The Supreme Court decided that a term of supervised release is paused by imprisonment for another offense in a 5–4 decision that did not conform to typical ideological lines. Justice Thomas authored the majority opinion, in which Chief Justice Roberts and Justices Alito, Kavanaugh, and Ginsburg joined. Justice Sotomayor filed a dissenting opinion joined by Justices Breyer, Kagan, and Gorsuch.

== Factual background ==
Jason Mont pleaded guilty to several drug-related federal offenses in 2005 in the United States District Court for the Northern District of Ohio. He was sentenced to 120 months imprisonment and five years of supervised release to end on March 6, 2017. Mont was later arrested, during his term of supervised release, in June 2016 for state drug offenses. At this point, Mont's probation officer reported Mont's violation of his term of supervised release to the District Court and alerted the District Court that the probation office was tolling his federal term of supervised release because they were not able to supervise him while he was in state custody. Mont later entered into a plea deal where he pleaded guilty to the state charges and a sentencing hearing was set for December 2016. In late October 2016, Mont admitted to the District Court that he had violated the terms of his supervised release, but objected to a supervised-release hearing in November of that same year to allow the state conviction to become final. After several delays, Mont, in late March 2017, was finally sentenced to six years' imprisonment with the ten months in pretrial detention counted as time served, and the District Court scheduled a hearing for June 28, 2017. But before the hearing, Mont objected to the District Court's jurisdiction to hear the case because he claimed his supervised release ended March 6, 2017.

== Legal background ==
Under federal law, a "term of supervised release commences on the day the person is released from imprisonment," and it is paused "during any period in which the person is imprisoned in connection with a conviction for a Federal, State, or local crime . . . ." At issue in this case was whether the term of supervised release could be tolled while the prisoner is in pretrial detention for another offense—put differently, whether pretrial detention counts as "imprison[ment] in connection with a conviction."
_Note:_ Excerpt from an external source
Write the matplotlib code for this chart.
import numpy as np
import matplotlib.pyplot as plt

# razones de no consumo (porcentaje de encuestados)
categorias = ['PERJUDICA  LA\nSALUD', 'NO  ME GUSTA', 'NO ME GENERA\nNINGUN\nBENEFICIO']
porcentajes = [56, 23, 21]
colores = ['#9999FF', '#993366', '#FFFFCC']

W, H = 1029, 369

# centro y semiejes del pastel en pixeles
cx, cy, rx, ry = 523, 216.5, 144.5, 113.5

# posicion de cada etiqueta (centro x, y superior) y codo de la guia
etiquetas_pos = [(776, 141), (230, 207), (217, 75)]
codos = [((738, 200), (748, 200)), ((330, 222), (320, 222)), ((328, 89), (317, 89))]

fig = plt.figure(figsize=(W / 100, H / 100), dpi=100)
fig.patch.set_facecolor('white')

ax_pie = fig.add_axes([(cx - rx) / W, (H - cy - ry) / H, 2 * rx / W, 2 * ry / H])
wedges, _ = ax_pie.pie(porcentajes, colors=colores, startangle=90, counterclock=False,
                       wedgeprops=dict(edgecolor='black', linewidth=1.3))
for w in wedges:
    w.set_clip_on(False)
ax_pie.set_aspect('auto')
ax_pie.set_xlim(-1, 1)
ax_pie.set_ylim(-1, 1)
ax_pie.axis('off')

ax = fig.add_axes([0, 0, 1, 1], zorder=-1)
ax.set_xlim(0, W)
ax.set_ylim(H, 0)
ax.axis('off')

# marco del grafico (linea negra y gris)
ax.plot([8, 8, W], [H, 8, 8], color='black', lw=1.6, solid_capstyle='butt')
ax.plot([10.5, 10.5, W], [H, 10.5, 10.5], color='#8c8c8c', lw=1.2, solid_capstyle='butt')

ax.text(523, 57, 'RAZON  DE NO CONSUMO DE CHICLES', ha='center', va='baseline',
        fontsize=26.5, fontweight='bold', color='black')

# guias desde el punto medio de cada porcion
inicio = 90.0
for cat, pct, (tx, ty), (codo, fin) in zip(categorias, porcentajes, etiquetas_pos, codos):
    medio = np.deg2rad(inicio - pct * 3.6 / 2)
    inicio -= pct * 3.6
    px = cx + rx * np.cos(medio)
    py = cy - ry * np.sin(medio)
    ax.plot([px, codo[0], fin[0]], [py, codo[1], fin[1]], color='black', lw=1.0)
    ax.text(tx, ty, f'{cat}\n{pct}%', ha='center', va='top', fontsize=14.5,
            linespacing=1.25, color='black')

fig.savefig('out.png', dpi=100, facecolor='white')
=== Procedural posture ===
Mont originally challenged the jurisdiction of the District Court, arguing that his term of supervised release ended March 6, 2017. The District Court retained jurisdiction under 18 U.S.C. §3583(i). A three-judge panel on the United States Court of Appeals for the Sixth Circuit affirmed the decision but on different grounds, holding that under Sixth Circuit precedent Mont's term of supervised release was tolled during the time that he was in pretrial detention for another offense.
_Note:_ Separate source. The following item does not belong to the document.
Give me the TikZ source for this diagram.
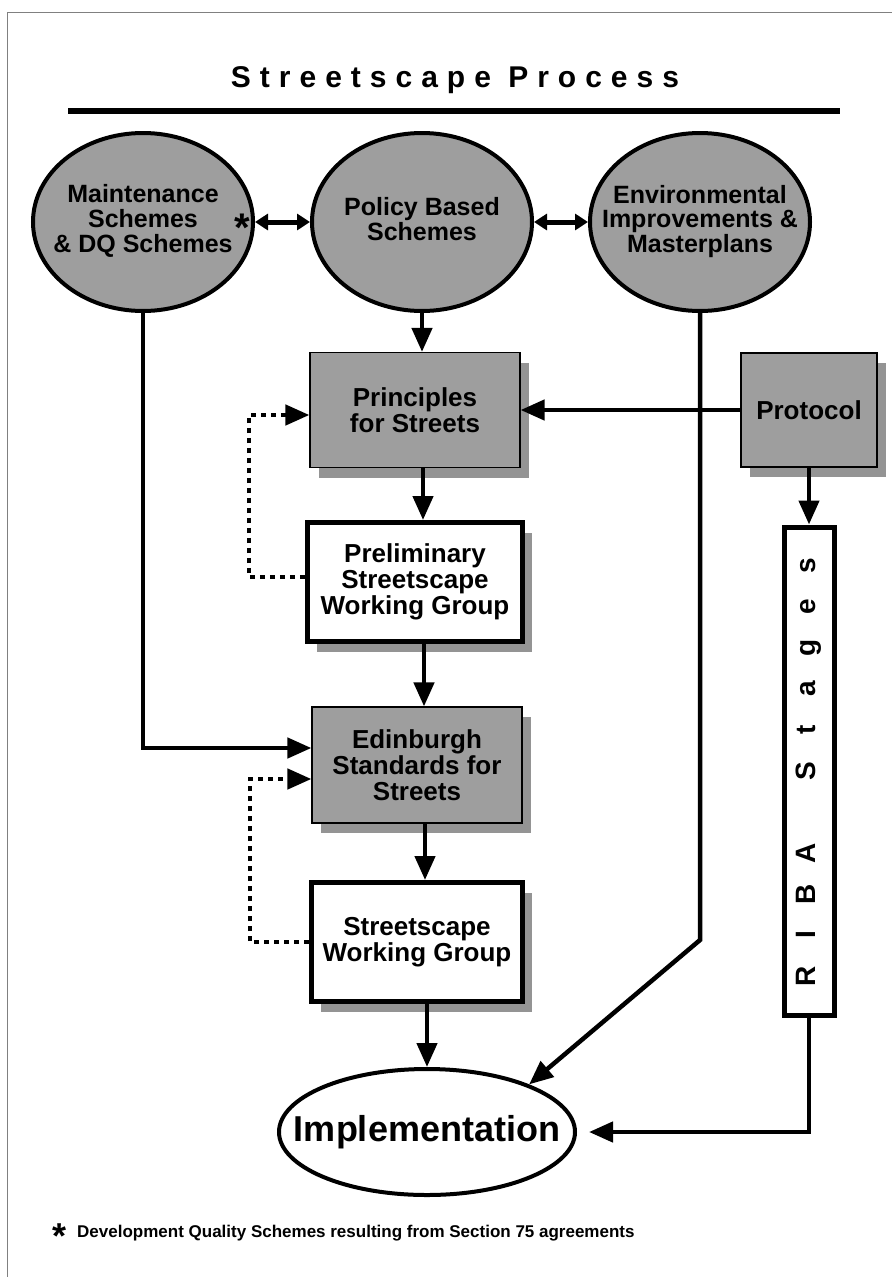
\documentclass[tikz,border=0pt]{standalone}
\usepackage{fontspec}
\setmainfont{Liberation Sans}
\usepackage{graphicx}
\usepackage{tikz}
\usetikzlibrary{arrows.meta,shapes.geometric,shadows}

\definecolor{halftone}{gray}{0.62}
\definecolor{shadowgray}{gray}{0.58}
\newcommand{\ovaltext}[2][0pt]{\raisebox{#1}{\makebox[0pt]{\begin{tabular}{@{}c@{}}#2\end{tabular}}}}
\newcommand{\ribaletter}[1]{\makebox[41pt]{#1}}

\begin{document}
\begin{tikzpicture}[x=1pt,y=-1pt,
  scheme/.style={ellipse,draw,line width=4pt,fill=halftone,minimum width=220pt,minimum height=178pt,inner sep=0pt,font=\fontsize{25}{23}\selectfont\bfseries},
  graybox/.style={rectangle,draw,line width=1.2pt,fill=halftone,inner sep=0pt,align=center,font=\fontsize{26}{26}\selectfont\bfseries,drop shadow={shadow xshift=9pt,shadow yshift=-10pt,opacity=1,fill=shadowgray}},
  whitebox/.style={graybox,fill=white,line width=5pt},
  ribabox/.style={rectangle,draw,line width=5pt,fill=white,inner sep=0pt,font=\fontsize{28}{28}\selectfont\bfseries},
  arr/.style={line width=4.5pt,-{Triangle[length=24pt,width=20pt]}},
  twoway/.style={line width=5pt,{Triangle[length=13pt,width=16pt]}-{Triangle[length=13pt,width=16pt]}},
  feedback/.style={line width=4.5pt,dash pattern=on 5pt off 5pt,-{Triangle[length=24pt,width=20pt]}}]
\useasboundingbox (0,0) rectangle (892,1277);
\draw[line width=1pt,gray] (7,1277) -- (7,12) -- (892,12);

\node (title) at (455,80) {\fontsize{30}{32}\selectfont\bfseries\addfontfeature{LetterSpace=30}Streetscape Process};
\draw[line width=6pt] (68,111) -- (840,111);

\node[scheme] (maint) at (143,222) {\ovaltext[8pt]{Maintenance\\Schemes\\\& DQ Schemes}};
\node[scheme] (policy) at (422,222) {\ovaltext[5pt]{Policy Based\\Schemes}};
\node[scheme] (env) at (700,222) {\ovaltext{Environmental\\Improvements \&\\Masterplans}};
\node[inner sep=0pt] (star) at (242,228) {\fontsize{40}{40}\selectfont\bfseries *};
\draw[twoway] (maint) -- (policy);
\draw[twoway] (policy) -- (env);

\node[graybox,minimum width=210pt,minimum height=115pt] (princ) at (415,410) {Principles\\for Streets};
\node[whitebox,minimum width=215pt,minimum height=119pt] (prelim) at (415,582) {Preliminary\\Streetscape\\Working Group};
\node[graybox,minimum width=210pt,minimum height=116pt] (edin) at (417,765) {Edinburgh\\Standards for\\Streets};
\node[whitebox,minimum width=211pt,minimum height=119pt] (swg) at (417,942) {Streetscape\\Working Group};
\node[graybox,minimum width=136pt,minimum height=114pt] (protocol) at (809,410) {Protocol};
\node[ribabox,minimum width=50pt,minimum height=488pt] (riba) at (809,771) {\rotatebox{90}{\ribaletter{R}\ribaletter{I}\ribaletter{B}\ribaletter{A}\ribaletter{}\ribaletter{S}\ribaletter{t}\ribaletter{a}\ribaletter{g}\ribaletter{e}\ribaletter{s}}};
\node[ellipse,draw,line width=4pt,fill=white,minimum width=296pt,minimum height=126pt,inner sep=0pt,font=\fontsize{36}{36}\selectfont\bfseries] (impl) at (427,1132) {\makebox[0pt]{Implementation}};
\coordinate (bend) at (700,940);

\draw[arr] (policy.south) -- (policy.south |- princ.north);
\draw[arr] ([xshift=8pt]princ.south) -- ([xshift=8pt]prelim.north);
\draw[arr] ([xshift=9pt]prelim.south) -- ([xshift=9pt]prelim.south |- edin.north);
\draw[arr] ([xshift=8pt]edin.south) -- ([xshift=8pt]swg.north);
\draw[arr] ([xshift=10pt]swg.south) -- (impl.north);
\draw[arr] (env.south) -- (bend) -- (impl.25);
\draw[arr] (protocol.west) -- (princ.east);
\draw[arr] (protocol.south) -- (riba.north);
\draw[arr] (maint.south) |- ([yshift=17pt]edin.west);
\draw[arr,shorten >=12pt] (riba.south) |- (impl.east);
\draw[feedback] ([yshift=5pt]prelim.west) -- ++(-56,0) |- ([yshift=-5pt]princ.west);
\draw[feedback] (swg.west) -- ++(-59,0) |- ([yshift=-14pt]edin.west);

\node[inner sep=0pt] (notestar) at (60,1236) {\fontsize{36}{36}\selectfont\bfseries *};
\node[anchor=west,inner sep=0pt] (note) at (77,1233) {\fontsize{17}{20}\selectfont\bfseries Development Quality Schemes resulting from Section 75 agreements};
\end{tikzpicture}
\end{document}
At the time the Sixth Circuit decided the case, there was a circuit split about this exact issue. The United States Courts of Appeal for the Fourth, Fifth, Sixth, and Eleventh Circuits all agreed, prior to the Supreme Court granting certiorari, that pretrial detention counts as "imprison[ment] in connection with a conviction" under 18 U.S.C. §3583(i) while the Ninth and D.C. Circuits disagreed. The Supreme Court granted certiorari to resolve the question.

=== Arguments ===
Mont, the defendant in this case, argued that the term of supervised release should not be paused during pretrial detention because pretrial detention is not "imprison[ment] in connection with a conviction . . . ." Specifically, Mont argued that pretrial detentions are only in connection with a conviction when the defendant is found to be guilty, thus imposing a retroactive definition not contemplated in the statute nor its history. In response, the United States argued that any other reading would not comport with the plain text of the statute and tolling terms of supervised release during pretrial detention better serves the "supervised-release scheme" because supervised release is meant to help people reintegrate into society—something not possible when that person is in detention.

== Supreme Court ==

=== Majority ===
In a majority opinion by Justice Thomas, the Court ruled in favor of the United States, holding that terms of supervised release are tolled while a person is in pretrial detention in accordance with 18 U.S.C. §3624(e). The Court employed a firm textualist approach to the statute, stating that the dictionary definition of "imprisonment" clearly includes pretrial detention. Further, the Court reasoned that because pretrial detention is often counted as time served once someone is convicted, it clearly is in "connection with a conviction." The Court went on to reason the statute juxtaposes supervised release and probation with imprisonment, clearly distinguishing the two different sentences and "it would be an exceedingly odd construction of the statute to give a defendant the windfall of satisfying a new sentence of imprisonment and an old sentence of supervised release with the same period of pretrial detention." The Court agreed with the United States that the purpose of supervised release would be frustrated by a reading that allowed a term to continue concurrently with pretrial detention, therefore holding that tolling is appropriate and affirming the decision of the Sixth Circuit.

=== Dissent ===
Justice Sotomayor authored the dissent, joined by three other justices, and relied heavily on the statute's present-tense construction. She emphasized that a plain reading of the statute did not allow pretrial detention to be read as "imprison[ment] in connection with a conviction" because at the time of pretrial detention no conviction exists. It's only upon retroactive application, she argued, that pretrial detention can be said to be in connection with a conviction, yet the way the statute is written precludes that conclusion.